Stripping Symmetry: Electrochemical Oxidation to a Superconducting Polar Metal in Au2Pb0.914P2

Abstract

Polar metals and noncentrosymmetric superconductors are exceptionally rare, yet their broken inversion symmetry can give rise to emergent electronic phenomena including mixed singlet-triplet superconducting pairing. As only a few such materials have been found among known compounds, accessing new examples requires synthetic strategies that go beyond conventional crystal growth.
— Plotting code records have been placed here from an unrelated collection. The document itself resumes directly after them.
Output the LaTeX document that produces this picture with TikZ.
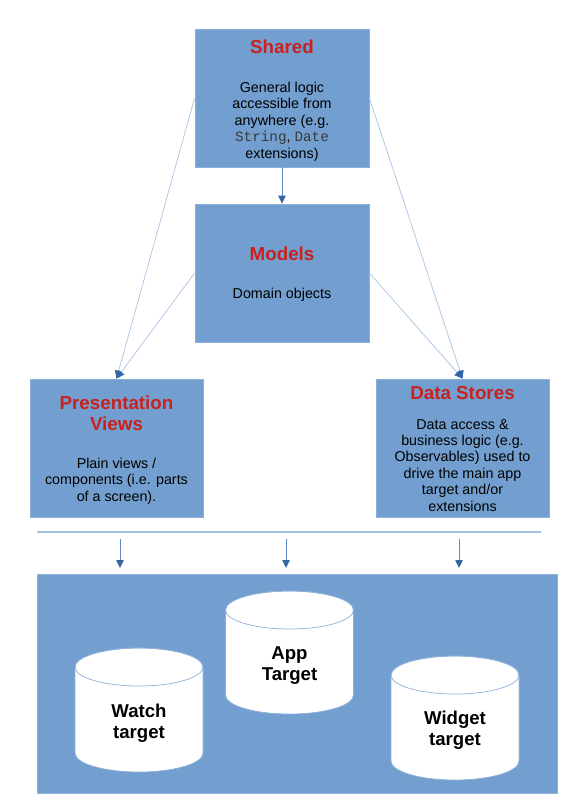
\documentclass[tikz,border=0pt]{standalone}
\usepackage{fontspec}
\setmainfont{Liberation Sans}
\newfontfamily\codefont{Liberation Mono}
\usetikzlibrary{arrows.meta}
\definecolor{boxblue}{HTML}{729FCF}
\definecolor{boxedge}{HTML}{8DB0DA}
\definecolor{linkblue}{HTML}{A7C3E3}
\definecolor{tipblue}{HTML}{3465A4}
\definecolor{downblue}{HTML}{5F8BC4}
\definecolor{titlered}{HTML}{C9211E}
\definecolor{codegray}{HTML}{3A3A3A}
\begin{document}
\begin{tikzpicture}[x=1pt,y=-1pt,
  layer/.style={draw=boxedge, line width=0.8pt, fill=boxblue, minimum width=174pt, minimum height=138pt, inner sep=0pt},
  titletext/.style={font=\fontsize{18.8}{21}\selectfont\bfseries, text=titlered, align=center, inner sep=0pt, anchor=north},
  bodytext/.style={font=\fontsize{14.3}{16.4}\selectfont, align=center, inner sep=0pt, anchor=north},
  cyltext/.style={font=\fontsize{18.6}{21}\selectfont\bfseries, align=center, inner sep=0pt, anchor=north},
  link/.style={draw=linkblue, line width=0.7pt, -{Triangle[length=8pt,width=7.5pt,color=tipblue]}},
  downarrow/.style={draw=downblue, line width=0.8pt, -{Triangle[length=8pt,width=7.5pt,color=tipblue]}},
  cylbody/.style={fill=white, draw=boxedge, line width=0.7pt},
  cyltop/.style={draw=boxedge, line width=0.7pt}
]
\useasboundingbox (0,0) rectangle (571,807);

% layer boxes
\node[layer] (shared) at (282,98) {};
\node[layer] (models) at (282,273) {};
\node[layer, minimum width=173pt] (pres) at (116.5,448) {};
\node[layer, minimum width=173pt] (data) at (462.5,448) {};
\node[layer, minimum width=520pt, minimum height=219pt] (targets) at (297,683.5) {};

% texts
\node[titletext] (sharedT) at (282,40) {Shared};
\node[bodytext] (sharedB) at (282,82) {General logic\\accessible from\\anywhere (e.g.\\{\codefont\color{codegray}String}, {\codefont\color{codegray}Date}\\extensions)};
\node[titletext] (modelsT) at (282,247) {Models};
\node[bodytext] (modelsB) at (282,288) {Domain objects};
\node[titletext] (presT) at (116.5,396) {Presentation\\Views};
\node[bodytext] (presB) at (116.5,458) {Plain views /\\components (i.e. parts\\of a screen).};
\node[titletext] (dataT) at (462.5,386) {Data Stores};
\node[bodytext] (dataB) at (462.5,419) {Data access \&\\business logic (e.g.\\Observables) used to\\drive the main app\\target and/or\\extensions};

% connectors between layers
\draw[downarrow] (shared.south) -- (models.north);
\draw[link] (shared.west) -- (pres.north);
\draw[link] (models.west) -- (pres.north);
\draw[link] (shared.east) -- (data.north);
\draw[link] (models.east) -- (data.north);

% separator and arrows into the targets box
\coordinate (sepL) at (37,532);
\coordinate (sepR) at (541,532);
\draw[draw=linkblue, line width=1.2pt] (sepL) -- (sepR);
\coordinate (a1s) at (120,539);
\coordinate (a1e) at (120,568);
\coordinate (a2s) at (286,539);
\coordinate (a2e) at (286,568);
\coordinate (a3s) at (459,539);
\coordinate (a3e) at (459,568);
\draw[downarrow] (a1s) -- (a1e);
\draw[downarrow] (a2s) -- (a2e);
\draw[downarrow] (a3s) -- (a3e);

% cylinders
% App target
\path[cylbody] (225.5,610) -- (225.5,695) arc[start angle=180, end angle=0, x radius=64, y radius=19] -- (353.5,610) arc[start angle=0, end angle=-180, x radius=64, y radius=19] -- cycle;
\draw[cyltop] (289.5,610) ellipse[x radius=64, y radius=19];
% Watch target
\path[cylbody] (75,667) -- (75,753) arc[start angle=180, end angle=0, x radius=64, y radius=19] -- (203,667) arc[start angle=0, end angle=-180, x radius=64, y radius=19] -- cycle;
\draw[cyltop] (139,667) ellipse[x radius=64, y radius=19];
% Widget target
\path[cylbody] (391,675) -- (391,761) arc[start angle=180, end angle=0, x radius=64, y radius=19] -- (519,675) arc[start angle=0, end angle=-180, x radius=64, y radius=19] -- cycle;
\draw[cyltop] (455,675) ellipse[x radius=64, y radius=19];

\node[cyltext] (appT) at (289.5,646) {App\\Target};
\node[cyltext] (watchT) at (139,704) {Watch\\target};
\node[cyltext] (widgetT) at (455,711) {Widget\\target};
\end{tikzpicture}
\end{document}
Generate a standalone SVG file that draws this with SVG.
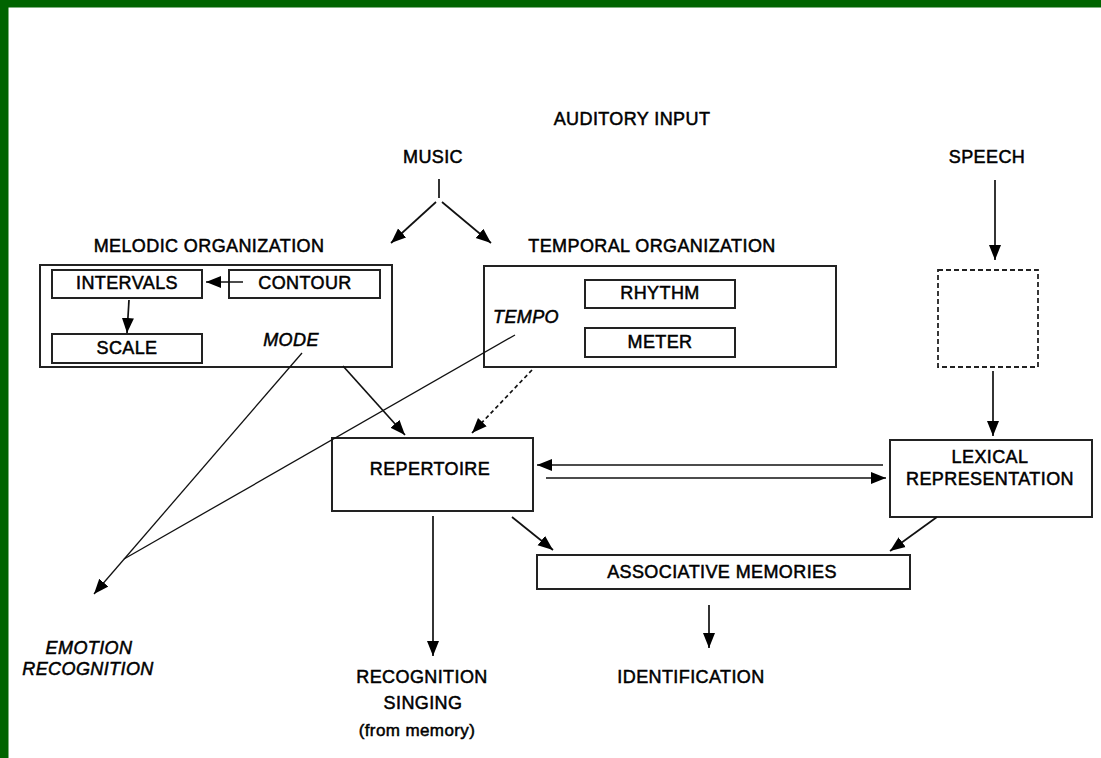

Here, we use electrochemical topotactic deintercalation to remove Pb from the centrosymmetric parent compound Au2PbP2, producing the polar metal Au2Pb0.914P2. Unlike conventional chemical doping, this transformation actively drives structural symmetry-breaking: the partial removal of Pb triggers a cooperative electronic and geometric rearrangement, mediated by a second-order Jahn-Teller effect and stereochemically active lone pairs, that locks the product into a polar, noncentrosymmetric superspace group Ama2(01g)ss0. We solve the complete (3+1)D modulated structure by synchrotron single-crystal X-ray diffraction and confirm the polar assignment through nonlinear electronic transport. Below Tc = 1.52 K, Au2Pb0.914P2 becomes a type-II superconductor whose heat capacity and AC susceptibility both exhibit power-law behavior, suggestive of a gap structure governed by the broken inversion symmetry of the host lattice. This work establishes electrochemical oxidation as a rational route to metastable noncentrosymmetric superconductors through chemically directed symmetry-breaking.